Danske stole

Danish furniture design
 

-Is it possible to see whether a chair is designed by a man or a woman?
-Is it possible to see if a chair is Danish?
-Can chairs communicate power?
-Can furniture help os to communicate?
-Does the chair have more than one function?
 
The current chair exhibition provides a different view upon the Danish classical chairs and allows the guest to make their own assumptions.

The furniture collection at Trapholt charts the development of Danish furniture design from the beginning of the twentieth century up until the present day. Many of the collection’s earlier works bear the mark of Kaare Klint and his students, who worked with traditional types of furniture, and continued to use wood and the special skills required to work with it - unlike Bauhaus-inspired designers in other countries, who were mass-producing steel furniture.

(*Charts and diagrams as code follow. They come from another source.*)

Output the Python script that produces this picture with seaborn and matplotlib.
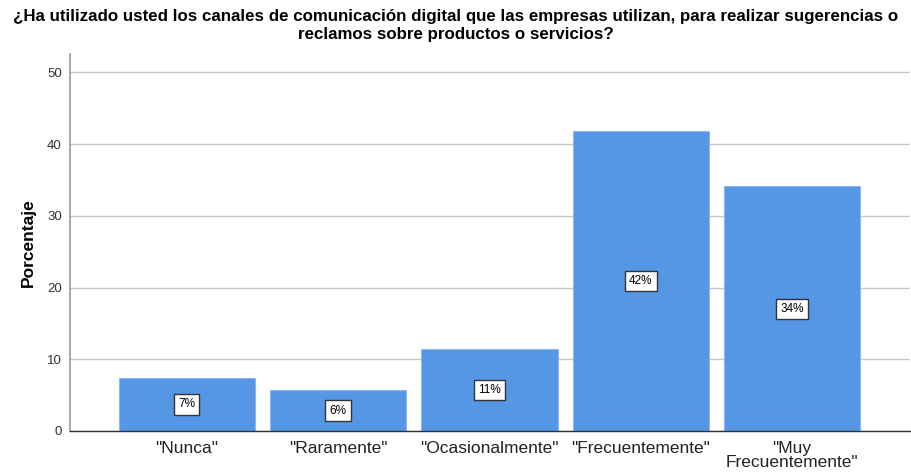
import pandas as pd
import matplotlib.pyplot as plt
import seaborn as sns

# data
categories = ['"Nunca"', '"Raramente"', '"Ocasionalmente"', '"Frecuentemente"', '"Muy\nFrecuentemente"']
percentages = [7.4, 5.7, 11.4, 41.8, 34.1]
bar_labels = ["7%", "6%", "11%", "42%", "34%"]

df = pd.DataFrame({"categoria": categories, "porcentaje": percentages})

sns.set_theme(style="white")
plt.rcParams['font.family'] = ['Liberation Sans', 'DejaVu Sans']

fig = plt.figure(figsize=(9.12, 4.72), dpi=100)
ax = fig.add_axes([0.077, 0.087, 0.921, 0.799])

ax.yaxis.grid(True, color="#c8c8c8", linewidth=1)
ax.set_axisbelow(True)

sns.barplot(data=df, x="categoria", y="porcentaje", color="#5596e5", saturation=1,
            width=0.9, edgecolor="#8fb8ee", linewidth=0.8, ax=ax)

for i, (v, lab) in enumerate(zip(percentages, bar_labels)):
    ax.text(i, v / 2, lab, ha="center", va="center", fontsize=8.5, color="black",
            bbox=dict(boxstyle="square,pad=0.35", facecolor="white", edgecolor="#333333", linewidth=1))

ax.set_xlim(-0.77, 4.78)
ax.set_ylim(0, 52.6)
ax.set_yticks([0, 10, 20, 30, 40, 50])
ax.tick_params(axis="y", labelsize=9.5, labelcolor="#333333", length=0, pad=6)
ax.tick_params(axis="x", labelsize=12.5, labelcolor="#222222", length=0, pad=7)
for t in ax.get_xticklabels():
    t.set_linespacing(0.95)

for s in ["top", "right"]:
    ax.spines[s].set_visible(False)
ax.spines["left"].set_color("#999999")
ax.spines["left"].set_linewidth(1.2)
ax.spines["bottom"].set_color("#333333")
ax.spines["bottom"].set_linewidth(1)

ax.set_xlabel("")
ax.set_ylabel("Porcentaje", fontsize=12.5, fontweight="bold", color="black", labelpad=8)

fig.suptitle("¿Ha utilizado usted los canales de comunicación digital que las empresas utilizan, para realizar sugerencias o\n"
             "reclamos sobre productos o servicios?", fontsize=12.2, fontweight="bold", y=0.98, x=0.5,
             linespacing=1.25, color="black")

plt.savefig("out.png", dpi=100)
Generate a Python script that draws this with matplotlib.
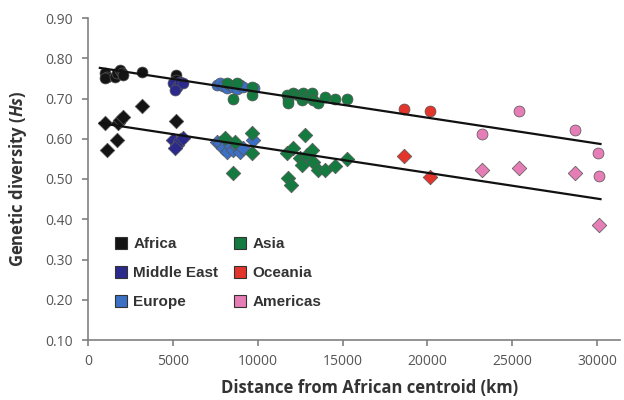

The functionalism of the 1930s is represented by designers such as Mogens Lassen and Poul Henningsen, while Børge Mogensen, Hans J. Wegner

Finn Juhl and Mogens Koch represent the "Golden Age" of the 1940s and ’50s.

The industrialisation of furniture production following the end of World War II is represented by a broad selection of the works of Arne Jacobsen, who, like Poul Kjærholm, took full advantage of the period’s new materials and methods of production.

The new forms of living and socialising that arose during the 1960s are represented in the works of Verner Panton, while today’s generation of designers who have made important and original contributions to the tradition are represented in works by names such as Nanna Ditzel, Niels Gammelgaard, Niels Jørgen Haugesen, Bernt Pedersen and Torben Skov.